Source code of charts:
:::

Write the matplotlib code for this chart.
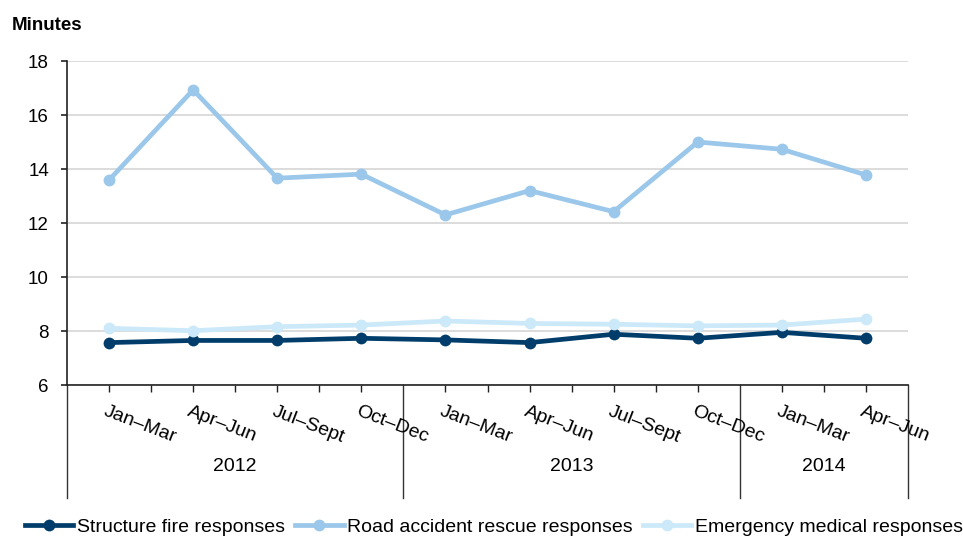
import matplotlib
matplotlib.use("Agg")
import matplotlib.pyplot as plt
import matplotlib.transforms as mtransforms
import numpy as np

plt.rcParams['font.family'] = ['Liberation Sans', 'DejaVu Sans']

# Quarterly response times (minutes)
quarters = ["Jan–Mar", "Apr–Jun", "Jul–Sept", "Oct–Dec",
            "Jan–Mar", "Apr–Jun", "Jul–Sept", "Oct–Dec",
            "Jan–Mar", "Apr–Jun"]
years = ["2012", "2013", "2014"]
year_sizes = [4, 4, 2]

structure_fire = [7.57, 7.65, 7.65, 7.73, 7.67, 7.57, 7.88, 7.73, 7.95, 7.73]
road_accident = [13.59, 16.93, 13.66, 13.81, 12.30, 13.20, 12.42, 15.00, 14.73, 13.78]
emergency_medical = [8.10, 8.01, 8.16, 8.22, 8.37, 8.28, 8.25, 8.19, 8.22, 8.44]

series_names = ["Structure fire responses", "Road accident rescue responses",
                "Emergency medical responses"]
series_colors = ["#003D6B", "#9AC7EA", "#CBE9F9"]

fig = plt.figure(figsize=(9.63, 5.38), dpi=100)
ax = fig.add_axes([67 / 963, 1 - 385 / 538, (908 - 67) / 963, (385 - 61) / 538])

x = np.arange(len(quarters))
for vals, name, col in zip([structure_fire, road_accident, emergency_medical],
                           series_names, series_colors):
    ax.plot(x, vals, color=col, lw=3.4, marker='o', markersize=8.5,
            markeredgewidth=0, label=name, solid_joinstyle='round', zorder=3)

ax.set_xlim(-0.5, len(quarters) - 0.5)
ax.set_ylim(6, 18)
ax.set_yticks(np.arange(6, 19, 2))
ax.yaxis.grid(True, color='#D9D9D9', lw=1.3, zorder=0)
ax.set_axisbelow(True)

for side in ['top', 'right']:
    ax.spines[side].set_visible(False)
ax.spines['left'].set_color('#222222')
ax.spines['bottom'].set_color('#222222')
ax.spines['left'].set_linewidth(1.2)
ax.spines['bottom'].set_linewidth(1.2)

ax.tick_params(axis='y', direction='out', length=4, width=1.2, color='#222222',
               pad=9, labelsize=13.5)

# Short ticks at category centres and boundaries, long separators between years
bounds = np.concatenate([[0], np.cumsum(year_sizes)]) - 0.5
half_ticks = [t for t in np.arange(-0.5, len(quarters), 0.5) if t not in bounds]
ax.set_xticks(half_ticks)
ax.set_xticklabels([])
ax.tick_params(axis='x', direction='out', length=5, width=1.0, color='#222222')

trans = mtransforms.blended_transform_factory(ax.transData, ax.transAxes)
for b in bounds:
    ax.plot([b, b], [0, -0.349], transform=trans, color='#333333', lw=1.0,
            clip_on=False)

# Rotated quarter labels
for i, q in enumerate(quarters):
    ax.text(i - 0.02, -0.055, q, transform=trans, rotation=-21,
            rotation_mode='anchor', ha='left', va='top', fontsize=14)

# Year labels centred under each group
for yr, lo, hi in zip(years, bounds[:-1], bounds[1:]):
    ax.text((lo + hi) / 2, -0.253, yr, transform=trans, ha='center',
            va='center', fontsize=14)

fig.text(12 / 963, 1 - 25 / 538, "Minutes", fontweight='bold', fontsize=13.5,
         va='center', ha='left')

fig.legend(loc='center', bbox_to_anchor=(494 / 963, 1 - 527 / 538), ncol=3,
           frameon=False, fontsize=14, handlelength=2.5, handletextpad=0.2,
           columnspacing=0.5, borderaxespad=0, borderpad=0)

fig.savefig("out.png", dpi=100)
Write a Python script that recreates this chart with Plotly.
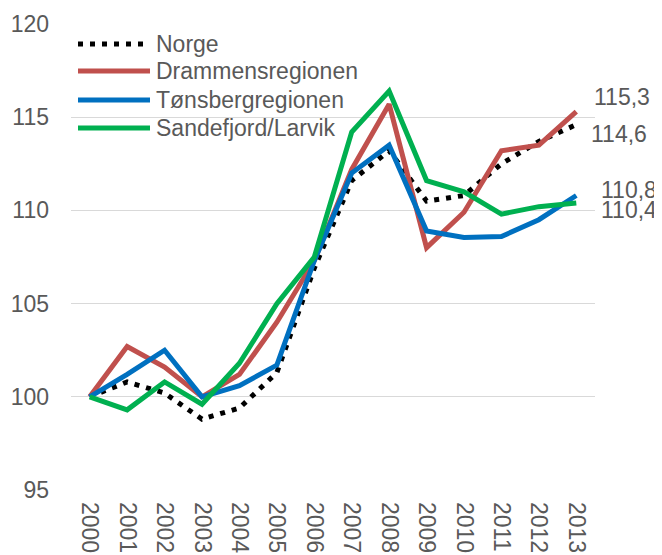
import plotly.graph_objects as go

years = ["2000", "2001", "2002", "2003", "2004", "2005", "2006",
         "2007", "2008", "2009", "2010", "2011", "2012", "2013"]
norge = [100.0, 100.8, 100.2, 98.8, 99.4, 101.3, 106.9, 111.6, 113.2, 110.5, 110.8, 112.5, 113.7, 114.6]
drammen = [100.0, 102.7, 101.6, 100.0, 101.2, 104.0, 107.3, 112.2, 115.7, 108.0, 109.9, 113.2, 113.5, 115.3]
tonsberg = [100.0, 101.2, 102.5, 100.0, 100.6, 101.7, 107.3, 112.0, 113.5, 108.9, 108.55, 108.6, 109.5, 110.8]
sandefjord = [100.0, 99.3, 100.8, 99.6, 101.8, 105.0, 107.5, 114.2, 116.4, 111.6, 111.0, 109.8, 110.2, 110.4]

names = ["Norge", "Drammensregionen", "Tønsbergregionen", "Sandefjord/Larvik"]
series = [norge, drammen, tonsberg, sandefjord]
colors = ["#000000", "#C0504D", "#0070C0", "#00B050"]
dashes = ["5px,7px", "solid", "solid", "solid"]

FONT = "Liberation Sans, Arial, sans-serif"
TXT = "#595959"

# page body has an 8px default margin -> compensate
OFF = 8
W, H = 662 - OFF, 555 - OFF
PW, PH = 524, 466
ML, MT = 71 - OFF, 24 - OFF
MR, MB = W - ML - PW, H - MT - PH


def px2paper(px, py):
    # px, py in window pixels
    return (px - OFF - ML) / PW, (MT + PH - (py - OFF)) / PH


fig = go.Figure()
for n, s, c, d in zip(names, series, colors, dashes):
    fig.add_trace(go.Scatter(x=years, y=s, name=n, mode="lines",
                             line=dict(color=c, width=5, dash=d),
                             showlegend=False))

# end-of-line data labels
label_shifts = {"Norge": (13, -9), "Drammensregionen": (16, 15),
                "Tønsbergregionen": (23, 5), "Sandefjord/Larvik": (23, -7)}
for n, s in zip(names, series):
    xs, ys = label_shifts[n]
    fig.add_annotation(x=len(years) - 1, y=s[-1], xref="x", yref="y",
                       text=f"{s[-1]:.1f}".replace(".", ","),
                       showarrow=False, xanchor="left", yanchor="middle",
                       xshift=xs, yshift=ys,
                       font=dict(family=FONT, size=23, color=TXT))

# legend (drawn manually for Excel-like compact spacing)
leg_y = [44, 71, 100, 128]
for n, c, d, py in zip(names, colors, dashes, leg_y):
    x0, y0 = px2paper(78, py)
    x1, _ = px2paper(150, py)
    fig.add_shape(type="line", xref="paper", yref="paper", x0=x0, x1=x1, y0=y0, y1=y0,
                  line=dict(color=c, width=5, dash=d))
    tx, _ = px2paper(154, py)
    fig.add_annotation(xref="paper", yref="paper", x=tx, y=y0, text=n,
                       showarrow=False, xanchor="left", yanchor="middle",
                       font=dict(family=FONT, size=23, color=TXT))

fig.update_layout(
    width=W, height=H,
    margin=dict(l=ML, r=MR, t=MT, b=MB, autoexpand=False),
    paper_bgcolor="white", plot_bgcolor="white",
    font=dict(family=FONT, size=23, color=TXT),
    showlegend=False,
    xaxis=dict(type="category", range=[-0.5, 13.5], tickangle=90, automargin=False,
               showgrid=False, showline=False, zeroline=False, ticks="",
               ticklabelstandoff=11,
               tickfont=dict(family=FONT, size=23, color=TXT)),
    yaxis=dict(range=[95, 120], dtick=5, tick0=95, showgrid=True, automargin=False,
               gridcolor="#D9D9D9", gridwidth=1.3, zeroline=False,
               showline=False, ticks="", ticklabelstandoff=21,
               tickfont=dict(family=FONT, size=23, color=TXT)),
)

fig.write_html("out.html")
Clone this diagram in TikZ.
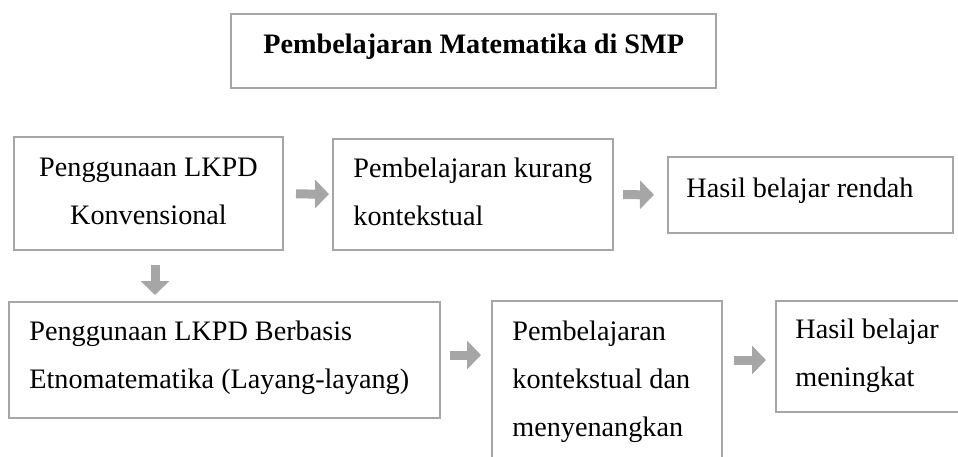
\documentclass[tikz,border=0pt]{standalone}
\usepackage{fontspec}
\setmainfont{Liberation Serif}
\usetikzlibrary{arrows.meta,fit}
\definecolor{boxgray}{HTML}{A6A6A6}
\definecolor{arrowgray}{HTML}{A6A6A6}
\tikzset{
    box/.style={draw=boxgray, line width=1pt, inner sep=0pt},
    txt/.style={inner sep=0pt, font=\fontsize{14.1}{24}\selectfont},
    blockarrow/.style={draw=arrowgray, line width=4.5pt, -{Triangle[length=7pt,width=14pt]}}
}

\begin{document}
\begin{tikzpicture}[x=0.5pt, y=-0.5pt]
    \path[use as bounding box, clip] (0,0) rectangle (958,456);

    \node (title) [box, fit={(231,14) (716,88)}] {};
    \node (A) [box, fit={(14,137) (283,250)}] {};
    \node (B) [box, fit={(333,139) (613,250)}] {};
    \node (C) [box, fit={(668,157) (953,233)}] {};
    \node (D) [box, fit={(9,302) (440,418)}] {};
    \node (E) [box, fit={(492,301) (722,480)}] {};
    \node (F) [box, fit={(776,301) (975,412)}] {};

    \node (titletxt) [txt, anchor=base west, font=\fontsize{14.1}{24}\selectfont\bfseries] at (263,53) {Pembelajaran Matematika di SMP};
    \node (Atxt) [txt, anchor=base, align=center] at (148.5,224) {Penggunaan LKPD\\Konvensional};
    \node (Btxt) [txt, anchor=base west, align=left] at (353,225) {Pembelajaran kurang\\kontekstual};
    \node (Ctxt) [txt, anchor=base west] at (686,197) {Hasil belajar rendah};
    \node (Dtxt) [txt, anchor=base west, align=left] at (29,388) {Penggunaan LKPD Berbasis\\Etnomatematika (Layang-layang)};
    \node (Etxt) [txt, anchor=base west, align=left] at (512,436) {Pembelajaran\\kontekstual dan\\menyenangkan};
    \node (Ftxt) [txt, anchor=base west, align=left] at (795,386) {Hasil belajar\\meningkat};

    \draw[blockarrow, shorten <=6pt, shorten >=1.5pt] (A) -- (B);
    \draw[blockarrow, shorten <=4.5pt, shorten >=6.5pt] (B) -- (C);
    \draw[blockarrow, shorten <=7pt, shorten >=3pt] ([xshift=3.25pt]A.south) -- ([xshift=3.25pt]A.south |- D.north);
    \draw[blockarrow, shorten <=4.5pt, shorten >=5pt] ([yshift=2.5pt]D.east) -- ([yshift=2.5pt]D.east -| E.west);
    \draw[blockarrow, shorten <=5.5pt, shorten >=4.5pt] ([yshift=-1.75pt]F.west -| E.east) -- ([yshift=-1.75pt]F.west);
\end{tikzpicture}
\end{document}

:::

* **REQUIRED TASK**
Please take the lines from the beginning of the data above through the line holding "8.19, 8.22, 8.44]" and transcribe them exactly, without any pictures.

* **FULL SOLUTION**
Write the matplotlib code for this chart.
import matplotlib
matplotlib.use("Agg")
import matplotlib.pyplot as plt
import matplotlib.transforms as mtransforms
import numpy as np

plt.rcParams['font.family'] = ['Liberation Sans', 'DejaVu Sans']

# Quarterly response times (minutes)
quarters = ["Jan–Mar", "Apr–Jun", "Jul–Sept", "Oct–Dec",
            "Jan–Mar", "Apr–Jun", "Jul–Sept", "Oct–Dec",
            "Jan–Mar", "Apr–Jun"]
years = ["2012", "2013", "2014"]
year_sizes = [4, 4, 2]

structure_fire = [7.57, 7.65, 7.65, 7.73, 7.67, 7.57, 7.88, 7.73, 7.95, 7.73]
road_accident = [13.59, 16.93, 13.66, 13.81, 12.30, 13.20, 12.42, 15.00, 14.73, 13.78]
emergency_medical = [8.10, 8.01, 8.16, 8.22, 8.37, 8.28, 8.25, 8.19, 8.22, 8.44]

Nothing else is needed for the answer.